A discussion with started with the first statement and response, and then went on with the statements they listed under "ignores all the larger context of the issue" looks pretty decent to me.
It might turn out that the second person thinks one or more of the bullet points is false, and both sides might learn something.
I agree! I love playing devil's advocate. People tend to focus too much on "who is right" and get annoyed. For me, it's about learning. It's about challenging my and my peer's assumptions and finding what are the limits of the assertion.
The article is a good invitation to reflection, but an alternative title could be "let's discover the relevant context together".
It is much easier to play devils advocate then having opinion you advocate for. And it is overly easy to use devil advocate tactic to make it hard to keep original topic, to force people to go to lengthy tangents or otherwise prevent them to actually make the statement they were aiming for.
If I intend to discuss complex enough real world problem in good faith, especially one with unclear parameters, devils advocate basically makes it impossible.

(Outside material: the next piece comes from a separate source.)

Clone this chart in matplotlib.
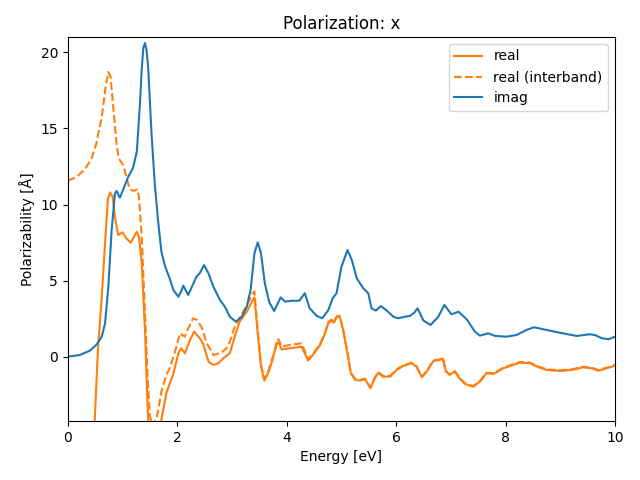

I agree, but I would put it differently. It is a lot easier to advocate a conclusion with full control over the assumptions, than discovering the boundary assumptions where the opinion no longer holds.
For example, it is easy to argue for "HTTPS is more secure than HTTP". But what I am often interested in -- as a curious and skilled IT person, and not a lambda user -- is what attack models does HTTPS defend against. Remove assumptions one by one, when does HTTPS offer equivalent security to HTTP.
This is not just nitpicking, but extremely relevant for our profession. TLS has gotten under quite a lot of fire lately, so sooner or later, someone somewhere will discover those hidden assumption. I rather it happens on a public forum.
It might turn out that the second person thinks one or more of the bullet points is false, and both sides might learn something.